As always, we start by importing the `pandas` library as `pd`.


In [None]:
#| label: load-packages

import pandas as pd

We load the dataset using the `pd.read_csv` function into a variable called `df` (for DataFrame) ([doc](https://pandas.pydata.org/docs/reference/api/pandas.read_csv.html)). Remember that *functions* can take different *arguments*, which are extra keywords you can *pass* to make the behaviour of the function more specific to your need. Here, we pass one arguments to the `read_csv()` function: `parse_dates=['Date']` Specifies that the `Date` column should be treated as a date object.


<!-- ::: {.callout-tip}
## Function arguments

Remember that *functions* can take different *arguments*, which are extra keywords you can *pass* to make the behaviour of the function more specific to your need. Here, we one arguments to the `read_csv()` function:

- `index_col=0`: Specify that the index of the file is the first column. More on that soon if this is unclear.
- `parse_dates=['Date']`: Specify that the `Date` column should be treated as a date object.
::: -->


In [None]:
#| lst-label: lst-load-data
#| lst-cap: Loading data from a csv file

df = pd.read_csv('data/dummy_volcanoes.csv', parse_dates=['Date']) # Load data
df.head() # Show the first 5 rows

#### Setting up the index {.unnumbered}

The output of @lst-load-data shows the first 5 rows in our DataFrame. As displayed in @fig-index, the first column is the *index* - which is currently just integer numbers. That can be acceptable in some cases, but for the sake of the exercise we will choose one column to become the index - here `Name`. 

@lst-set-index Illustrates the use of two useful functions:

- `.set_index()`: Uses a column as the DataFrame's index
- `.reset_index()`: Removes the column's index back to a sequential numbering as in @lst-load-data.


In [None]:
#| lst-label: lst-set-index
#| lst-cap: Common functions to set the index of a DataFrame

df = df.set_index('VEI') # Set the 'VEI' column as an index
df = df.reset_index() # Shoots, I meant to set the 'Name' columns as an index
df = df.set_index('Name') # Here we go.
df.head()

#### Basic data exploration {.unnumbered}

Let's now explore the structure of the dataset with the following functions:

| Function         | Description                                                                                                                                                                                                                                                                                                                                                                                                                                                                                 |
|------------------|---------------------------------------------------------------------------------------------------------------------------------------------------------------------------------------------------------------------------------------------------------------------------------------------------------------------------------------------------------------------------------------------------------------------------------------------------------------------------------------------|
| `df.head()`      | Prints the *first* 5 rows of the DataFrame ([doc](https://pandas.pydata.org/docs/reference/api/pandas.DataFrame.head.html))                                                                                                                                                                                                                                                                                                                          |
| `df.tail()`      | Prints the *last* 5 rows of the DataFrame ([doc](https://pandas.pydata.org/docs/reference/api/pandas.DataFrame.tail.html))                                                                                                                                                                                                                                                                                                                           |
| `df.info()`      | Displays some info about the DataFrame, including the number of rows (*entries*) and columns ([doc](https://pandas.pydata.org/docs/reference/api/pandas.DataFrame.info.html)).
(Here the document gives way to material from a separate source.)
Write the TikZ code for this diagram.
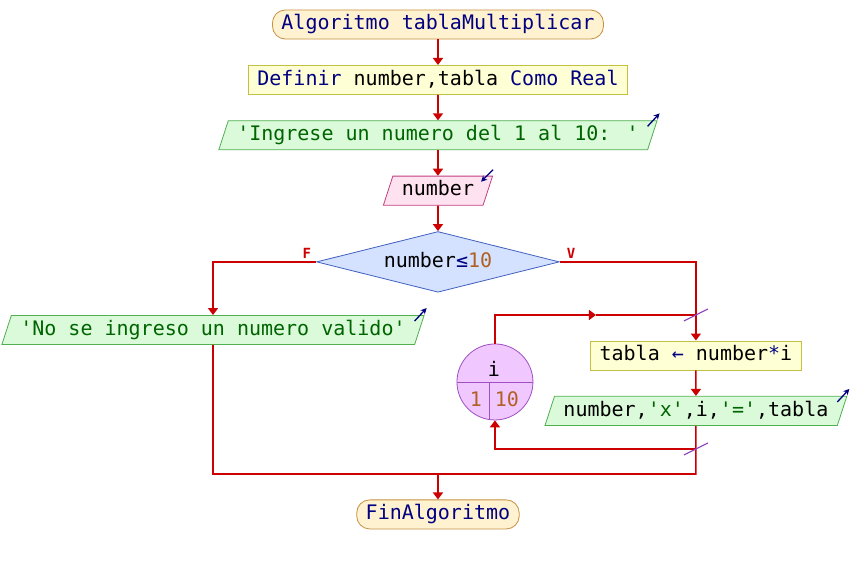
\documentclass[tikz,border=0pt]{standalone}
\usepackage{fontspec}
\setmainfont{DejaVu Sans Mono}[Ligatures=TeXOff]
\usepackage{tikz}
\usetikzlibrary{positioning, arrows.meta, shapes.geometric}
\definecolor{flowred}{RGB}{204,0,0}
\definecolor{kwblue}{RGB}{0,0,128}
\definecolor{strgreen}{RGB}{0,100,0}
\definecolor{numbrown}{RGB}{176,96,32}
\definecolor{termfill}{RGB}{255,242,208}
\definecolor{termdraw}{RGB}{200,144,64}
\definecolor{procfill}{RGB}{255,255,214}
\definecolor{procdraw}{RGB}{196,192,64}
\definecolor{outfill}{RGB}{218,250,218}
\definecolor{outdraw}{RGB}{80,176,80}
\definecolor{infill}{RGB}{255,226,240}
\definecolor{indraw}{RGB}{192,64,128}
\definecolor{condfill}{RGB}{212,226,255}
\definecolor{conddraw}{RGB}{64,96,192}
\definecolor{loopfill}{RGB}{240,200,255}
\definecolor{loopdraw}{RGB}{160,80,192}
\definecolor{cutviolet}{RGB}{144,64,192}
\newcommand{\kw}[1]{\textcolor{kwblue}{#1}}
\newcommand{\str}[1]{\textcolor{strgreen}{#1}}
\newcommand{\num}[1]{\textcolor{numbrown}{#1}}
\tikzset{
        node distance=25.5pt, % gap between boxes of the main chain
        base box/.style={
		font=\fontsize{20}{24}\selectfont,
		text height=15pt,
		text depth=4.5pt,
		inner xsep=9pt,
		inner ysep=4.8pt,
		line width=0.8pt,
	  },
  		term box/.style={base box, rounded corners=13pt, fill=termfill, draw=termdraw, text=kwblue},
  		proc box/.style={base box, fill=procfill, draw=procdraw},
  		out box/.style={base box, trapezium, trapezium left angle=72, trapezium right angle=108,
    	fill=outfill, draw=outdraw},
  		in box/.style={out box, fill=infill, draw=indraw},
  		cond box/.style={base box, diamond, aspect=4, minimum width=238pt, minimum height=58pt,
    	fill=condfill, draw=conddraw},
  		loop circ/.style={circle, minimum size=76pt, inner sep=0pt, fill=loopfill, draw=loopdraw, line width=0.8pt},
  		loop text/.style={font=\fontsize{20}{24}\selectfont, inner sep=0pt},
  		flow/.style={draw=flowred, line width=1.6pt},
  		flow arrow/.style={flow, -{Triangle[width=10pt,length=7pt]}},
  		io mark/.style={draw=kwblue, line width=1.3pt, -{Stealth[length=6pt,width=6pt]}},
  		loop cut/.style={draw=cutviolet, line width=1.2pt},
  		flag/.style={font=\fontsize{14}{16}\selectfont\bfseries, text=flowred, inner sep=1pt},
  	}
\begin{document}
\begin{tikzpicture}[x=1pt, y=-1pt]
    \fill[white] (0,0) rectangle (850,565);
    % main chain
    \node [term box] (start) at (438,24.5) {Algoritmo tablaMultiplicar};
    \node [proc box, below=of start] (define) {\kw{Definir} number,tabla \kw{Como Real}};
    \node [out box, below=of define] (ask) {\str{'Ingrese un numero del 1 al 10: '}};
    \node [in box, below=of ask] (read) {number};
    \node [cond box, below=of read] (check) {number\kw{≤}\num{10}};
    \node [flag, anchor=south east] (flagF) at ([xshift=-4pt,yshift=2pt]check.west) {F};
    \node [flag, anchor=south west] (flagV) at ([xshift=6pt,yshift=2pt]check.east) {V};
    % branches
    \node [out box] (invalid) at (213,330) {\str{'No se ingreso un numero valido'}};
    \node [proc box] (calc) at (696,355.5) {tabla \kw{←} number\kw{*}i};
    \node [out box, below=of calc] (show) {number,\str{'x'},i,\str{'='},tabla};
    \node [loop circ] (loop) at (495,382) {};
    \node [loop text] (loopvar) at ([xshift=-1pt,yshift=13pt]loop.center) {i};
    \node [loop text, text=numbrown] (loopfrom) at ([xshift=-19pt,yshift=-17pt]loop.center) {1};
    \node [loop text, text=numbrown] (loopto) at ([xshift=12pt,yshift=-17pt]loop.center) {10};
    \coordinate (joinL) at (213,474);
    \coordinate (joinM) at (438,474);
    \coordinate (joinR) at (696,474);
    \coordinate (loopTop) at (696,315);
    \coordinate (loopMid) at (596,315);
    \coordinate (loopBot) at (696,449);
    \node [term box, below=of joinM] (end) {FinAlgoritmo};
    % connectors
    \draw [flow arrow] (start) -- (define);
    \draw [flow arrow] (define) -- (ask);
    \draw [flow arrow] (ask) -- (read);
    \draw [flow arrow] (read) -- (check);
    \draw [flow arrow] (check.west) -| (invalid.north);
    \draw [flow arrow] (check.east) -| (calc.north);
    \draw [flow arrow] (calc) -- (show);
    \draw [flow] (invalid.south) -- (joinL) -- (joinR) -- (show.south);
    \draw [flow arrow] (joinM) -- (end);
    % loop
    \draw [flow arrow] (loop.north) |- (loopMid);
    \draw [flow] (loopMid) -- (loopTop);
    \draw [flow arrow] (loopBot) -| (loop.south);
    \draw [draw=loopdraw, line width=0.8pt] (loop.west) -- (loop.east);
    \draw [draw=loopdraw, line width=0.8pt] ([xshift=-6pt]loop.center) -- ([xshift=-6pt,yshift=1pt]loop.south);
    \draw [loop cut] ([xshift=-12pt,yshift=-6pt]loopTop) -- ([xshift=12pt,yshift=6pt]loopTop);
    \draw [loop cut] ([xshift=-12pt,yshift=-6pt]loopBot) -- ([xshift=12pt,yshift=6pt]loopBot);
    % in/out marks
    \draw [io mark] ([xshift=-10pt,yshift=-6pt]ask.top right corner) -- ([xshift=2pt,yshift=7pt]ask.top right corner);
    \draw [io mark] ([xshift=-10pt,yshift=-6pt]invalid.top right corner) -- ([xshift=2pt,yshift=7pt]invalid.top right corner);
    \draw [io mark] ([xshift=-10pt,yshift=-6pt]show.top right corner) -- ([xshift=2pt,yshift=7pt]show.top right corner);
    \draw [io mark] ([yshift=6pt]read.top right corner) -- ([xshift=-12pt,yshift=-6pt]read.top right corner);
\end{tikzpicture}
\end{document}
Note the `Dtype` column: this is the type variable stored in each column including *strings* (`object`), *integer* (`int64`) and *float* (`int64`) numbers. See that the `Date` column is indeed stored as a `datetime` variable as requested above. |
| `df.shape`       | Returns a list containing the number of rows and columns of the DataFrame.                                                                                                                                                                                                                                                                                                                                                                           |
| `df.index`       | Returns a list containing the index along the *rows* of the DataFrame.                                                                                                                                                                                                                                                                                                                                                                           |
| `df.columns`     | Returns a list containing the index along the *columns* of the DataFrame.                                                                                                                                                                                                                                                                                                                                                                           |

::: {.callout-tip}

## Your turn!

Try these functions on `df` and get familiar with the output.

:::


### Querying data {.unnumbered}

Let's now review how we can access data contained in the DataFrame. This process, known as *indexing*, consists in specifying a row or a column (or ranges of rows and columns) where the data is stored. In `pandas`, there are two different ways to do that:

- By `label`: data is queried using the actual index/column name (e.g., the `VEI` column in the DataFrame above)
- By `location`: data is queried using the column location (e.g., the 3rd row)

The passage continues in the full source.